If you have pending applications for trademark or design rights in the EU at the Brexit date, you may refile your application with the UK Intellectual Property Office under the same terms for a UK equivalent right. For a period of 9 months from exit, the UK government will recognize filing dates and claims to earlier priority and UK seniority recorded on the corresponding EU application.
Impact of Brexit on Copyrights
Various international treaties (such as, the Berner Convention and the WIPO Copyright Treaty) govern the protection of copyright. Under these rules, countries provide cross border copyright protection. These rules are luckily not dependent on the UK’s membership of the EU. As a consequence, copyright protection in the UK for EU protected works will largely remain unchanged.
What about database rights and other EU specific IP legislation?
The EU copyright system is based on EU legislation so it only extends to EU member states. Although the protection rights under EU legislation will be preserved in UK law, cross-border IP protection mechanisms will be different. For example, in the event of a no deal-Brexit, there will be no obligation for EU member states to provide database rights to UK businesses. As a result, owners of UK database rights may find their rights unenforceable in the EU. So companies may need to consider other forms of protection for their databases.
Impact of Brexit on Patents and supplementary protection certificates
Only a few areas of UK patent law are derived from EU legislation. Probably the most important issue here is patented pharmaceutical products and chemical compounds. EU law provides for an additional period of protection after a patent has lapsed, the so-called ‘supplementary protection certificate’.
In addition, EU law provides for compulsory licenses to be granted for UK manufacture of a patented medicine for export to a country with a public health need. Also, EU law demonstrates that certain studies, trials and tests using a patented pharmaceutical product will not be regarded as an infringement of the patent.
Luckily, regardless of the Brexit, any relevant EU legislation (including its implementation in UK law) will remain. This means that the supplementary protection certificates, compulsory licenses and exempted studies and trials will be kept under UK law.

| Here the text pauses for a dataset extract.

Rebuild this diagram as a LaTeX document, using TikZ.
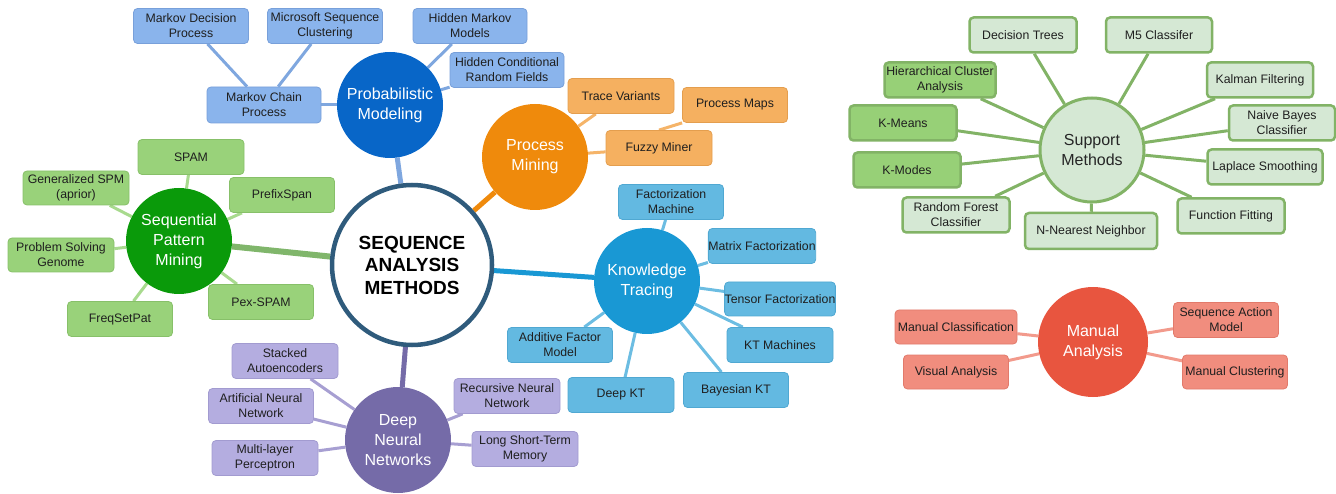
\documentclass[tikz,border=0pt]{standalone}
\usepackage{fontspec}
\setmainfont{Liberation Sans}
\usetikzlibrary{backgrounds}
\definecolor{centborder}{RGB}{47,91,124}
\definecolor{pmhub}{RGB}{8,102,200}
\definecolor{pmleaf}{RGB}{138,180,236}
\definecolor{pmedge}{RGB}{120,160,218}
\definecolor{pmline}{RGB}{127,167,223}
\definecolor{prhub}{RGB}{239,138,12}
\definecolor{prleaf}{RGB}{245,176,96}
\definecolor{predge}{RGB}{228,158,78}
\definecolor{prline}{RGB}{245,180,105}
\definecolor{sphub}{RGB}{10,154,10}
\definecolor{spleaf}{RGB}{153,210,122}
\definecolor{spedge}{RGB}{135,192,105}
\definecolor{spline}{RGB}{168,218,142}
\definecolor{spthick}{RGB}{128,182,107}
\definecolor{kthub}{RGB}{25,152,212}
\definecolor{ktleaf}{RGB}{99,185,225}
\definecolor{ktedge}{RGB}{80,168,210}
\definecolor{ktline}{RGB}{108,189,226}
\definecolor{dnhub}{RGB}{117,107,168}
\definecolor{dnleaf}{RGB}{180,173,224}
\definecolor{dnedge}{RGB}{162,155,208}
\definecolor{dnline}{RGB}{167,159,210}
\definecolor{smfill}{RGB}{213,232,212}
\definecolor{smdark}{RGB}{151,208,119}
\definecolor{smedge}{RGB}{130,179,102}
\definecolor{mahub}{RGB}{232,85,63}
\definecolor{maleaf}{RGB}{241,141,126}
\definecolor{maedge}{RGB}{226,122,107}
\definecolor{maline}{RGB}{242,154,140}
\newcommand\leaffont{\fontsize{12.3}{15}\selectfont}
\newcommand\hubfont{\fontsize{16}{20}\selectfont}
\tikzset{
  leafbox/.style={draw, rounded corners=4pt, line width=0.8pt, inner sep=0pt, align=center, font=\leaffont, text=black!88},
  wh/.style 2 args={minimum width=#1pt, minimum height=#2pt},
  hub/.style={circle, inner sep=0pt, minimum size=106pt, align=center, font=\hubfont, text=white},
  pmbox/.style={leafbox, fill=pmleaf, draw=pmedge},
  prbox/.style={leafbox, fill=prleaf, draw=predge},
  spbox/.style={leafbox, fill=spleaf, draw=spedge},
  ktbox/.style={leafbox, fill=ktleaf, draw=ktedge},
  dnbox/.style={leafbox, fill=dnleaf, draw=dnedge},
  smbox/.style={leafbox, fill=smfill, draw=smedge, line width=2.5pt},
  smdbox/.style={leafbox, fill=smdark, draw=smedge, line width=2.5pt},
  mabox/.style={leafbox, fill=maleaf, draw=maedge},
  thinline/.style={line width=3pt},
  thickline/.style={line width=5pt},
}
\begin{document}
\begin{tikzpicture}[x=1pt,y=-1pt]
\useasboundingbox (0,0) rectangle (1336,494);
% central
\node[circle, draw=centborder, line width=4.5pt, fill=white, minimum size=160pt, inner sep=0pt, align=center,
  font=\fontsize{19}{22.5}\selectfont\bfseries] (cen) at (412,265) {SEQUENCE\\ANALYSIS\\METHODS};
% hubs
\node[hub, fill=pmhub] (pm) at (390,105) {Probabilistic\\Modeling};
\node[hub, fill=prhub] (pr) at (535,157) {Process\\Mining};
\node[hub, fill=sphub] (sp) at (179,241) {Sequential\\Pattern\\Mining};
\node[hub, fill=kthub] (kt) at (647,281) {Knowledge\\Tracing};
\node[hub, fill=dnhub] (dn) at (398,440) {Deep\\Neural\\Networks};
\node[hub, fill=smfill, draw=smedge, line width=3pt, text=black!85, minimum size=104pt] (sm) at (1092,150) {Support\\Methods};
\node[hub, fill=mahub, minimum size=110pt] (ma) at (1093,342) {Manual\\Analysis};
% probabilistic leaves
\node[pmbox, wh={115}{35}] (mdp) at (191,26) {Markov Decision\\Process};
\node[pmbox, wh={115}{35}] (msc) at (325,26) {Microsoft Sequence\\Clustering};
\node[pmbox, wh={114}{35}] (hmm) at (470,26) {Hidden Markov\\Models};
\node[pmbox, wh={114}{35}] (hcrf) at (507,70) {Hidden Conditional\\Random Fields};
\node[pmbox, wh={114}{36}] (mcp) at (264,105) {Markov Chain\\Process};
% process leaves
\node[prbox, wh={106}{35}] (tv) at (621,96) {Trace Variants};
\node[prbox, wh={105}{35}] (pmaps) at (735,105) {Process Maps};
\node[prbox, wh={106}{35}] (fuzzy) at (659,148) {Fuzzy Miner};
% spm leaves
\node[spbox, wh={106}{35}] (spam) at (191,157) {SPAM};
\node[spbox, wh={106}{34}] (gspm) at (76,188) {Generalized SPM\\(aprior)};
\node[spbox, wh={105}{35}] (prefix) at (282,195) {PrefixSpan};
\node[spbox, wh={106}{34}] (psg) at (61,255) {Problem Solving\\Genome};
\node[spbox, wh={105}{35}] (fsp) at (120,319) {FreqSetPat};
\node[spbox, wh={105}{35}] (pex) at (261,302) {Pex-SPAM};
% kt leaves
\node[ktbox, wh={105}{35}] (fm) at (671,202) {Factorization\\Machine};
\node[ktbox, wh={106}{35}] (mf) at (762,246) {Matrix Factorization};
\node[ktbox, wh={106}{34}] (tf) at (780,299) {Tensor Factorization};
\node[ktbox, wh={106}{35}] (ktm) at (780,345) {KT Machines};
\node[ktbox, wh={105}{35}] (bkt) at (736,390) {Bayesian KT};
\node[ktbox, wh={106}{35}] (dkt) at (621,395) {Deep KT};
\node[ktbox, wh={105}{35}] (afm) at (560,345) {Additive Factor\\Model};
% dnn leaves
\node[dnbox, wh={106}{35}] (sae) at (285,361) {Stacked\\Autoencoders};
\node[dnbox, wh={105}{35}] (ann) at (261,406) {Artificial Neural\\Network};
\node[dnbox, wh={106}{35}] (mlp) at (265,458) {Multi-layer\\Perceptron};
\node[dnbox, wh={106}{35}] (rnn) at (507,396) {Recursive Neural\\Network};
\node[dnbox, wh={106}{35}] (lstm) at (525,449) {Long Short-Term\\Memory};
% support leaves
\node[smbox, wh={107}{35}] (dt) at (1023,35) {Decision Trees};
\node[smbox, wh={106}{35}] (m5) at (1159,35) {M5 Classifer};
\node[smdbox, wh={111}{35}] (hca) at (940,80) {Hierarchical Cluster\\Analysis};
\node[smbox, wh={106}{35}] (kf) at (1260,80) {Kalman Filtering};
\node[smdbox, wh={107}{35}] (km) at (903,123) {K-Means};
\node[smbox, wh={106}{35}] (nb) at (1282,123) {Naive Bayes\\Classifier};
\node[smdbox, wh={107}{35}] (kmo) at (907,170) {K-Modes};
\node[smbox, wh={115}{35}] (ls) at (1265,167) {Laplace Smoothing};
\node[smbox, wh={107}{35}] (rf) at (956,215) {Random Forest\\Classifier};
\node[smbox, wh={132}{36}] (nn) at (1091,231) {N-Nearest Neighbor};
\node[smbox, wh={107}{35}] (ff) at (1231,216) {Function Fitting};
% manual leaves
\node[mabox, wh={122}{34}] (mc) at (956,327) {Manual Classification};
\node[mabox, wh={105}{34}] (va) at (956,372) {Visual Analysis};
\node[mabox, wh={105}{35}] (sam) at (1226,320) {Sequence Action\\Model};
\node[mabox, wh={105}{34}] (mcl) at (1235,372) {Manual Clustering};
\begin{pgfonlayer}{background}
  % thick connectors
  \draw[thickline, pmline] (cen) -- (pm);
  \draw[thickline, prhub] (cen) -- (pr);
  \draw[line width=6pt, spthick] (cen) -- (sp);
  \draw[thickline, kthub] (cen) -- (kt);
  \draw[thickline, dnhub] (cen) -- (dn);
  % probabilistic
  \draw[thinline, pmline] (mdp) -- (mcp);
  \draw[thinline, pmline] (msc) -- (mcp);
  \draw[thinline, pmline] (mcp) -- (pm);
  \draw[thinline, pmline] (hmm) -- (pm);
  \draw[thinline, pmline] (hcrf) -- (pm);
  % process
  \draw[thinline, prline] (tv) -- (pr);
  \draw[thinline, prline] (fuzzy) -- (pr);
  \draw[thinline, prline] (pmaps.south west) -- (fuzzy.north);
  % spm
  \foreach \n in {spam,gspm,prefix,psg,fsp,pex} \draw[thinline, spline] (\n) -- (sp);
  % kt
  \foreach \n in {fm,mf,tf,ktm,bkt,dkt,afm} \draw[thinline, ktline] (\n) -- (kt);
  % dnn
  \foreach \n in {sae,ann,mlp,rnn,lstm} \draw[thinline, dnline] (\n) -- (dn);
  % support
  \foreach \n in {dt,m5,hca,kf,km,nb,kmo,ls,rf,nn,ff} \draw[thinline, smedge] (\n) -- (sm);
  % manual
  \foreach \n in {mc,va,sam,mcl} \draw[thinline, maline] (\n) -- (ma);
\end{pgfonlayer}
\end{tikzpicture}
\end{document}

What about the Unitary Patent?
Under the European patent regime, a European patent application essentially forms a bundle of national applications. Each application needs to be validated per EU member state. The Unitary Patent will be one inseparable right covering 26 EU countries. The UK is one of those 26 countries. They ratified the Unitary Patent system only in April 2018 which indicates their desire to be part of this system in spite of Brexit.
However, the Unitary Patent protection cannot be separated from the general principle of the EU’s Internal Market. As a consequence, and especially in the event of a ‘no deal-Brexit’, it is questionable whether the Unitary Patent protection will remain applicable to the UK once it has left the EU. If not, it means that businesses seeking patent protection in the UK will still need to commit to the national UK patent system.
Exhaustion of IP rights after Brexit
Another topic for your business to consider, is the so-called exhaustion of intellectual property rights. ‘Exhaustion’ limits intellectual property rights. Once an IP protected product has been legitimately put on the market anywhere in the EU, the IP rights (e.g. prevent the resell or other commercial use) over such product can no longer be exercised because these rights are exhausted.
In a ‘no deal-scenario’, products rightfully placed on the UK market after Brexit, will not be considered exhausted in the EU. As a result, if your company exports products from the UK to the EU you may still require the IP owner’s consent.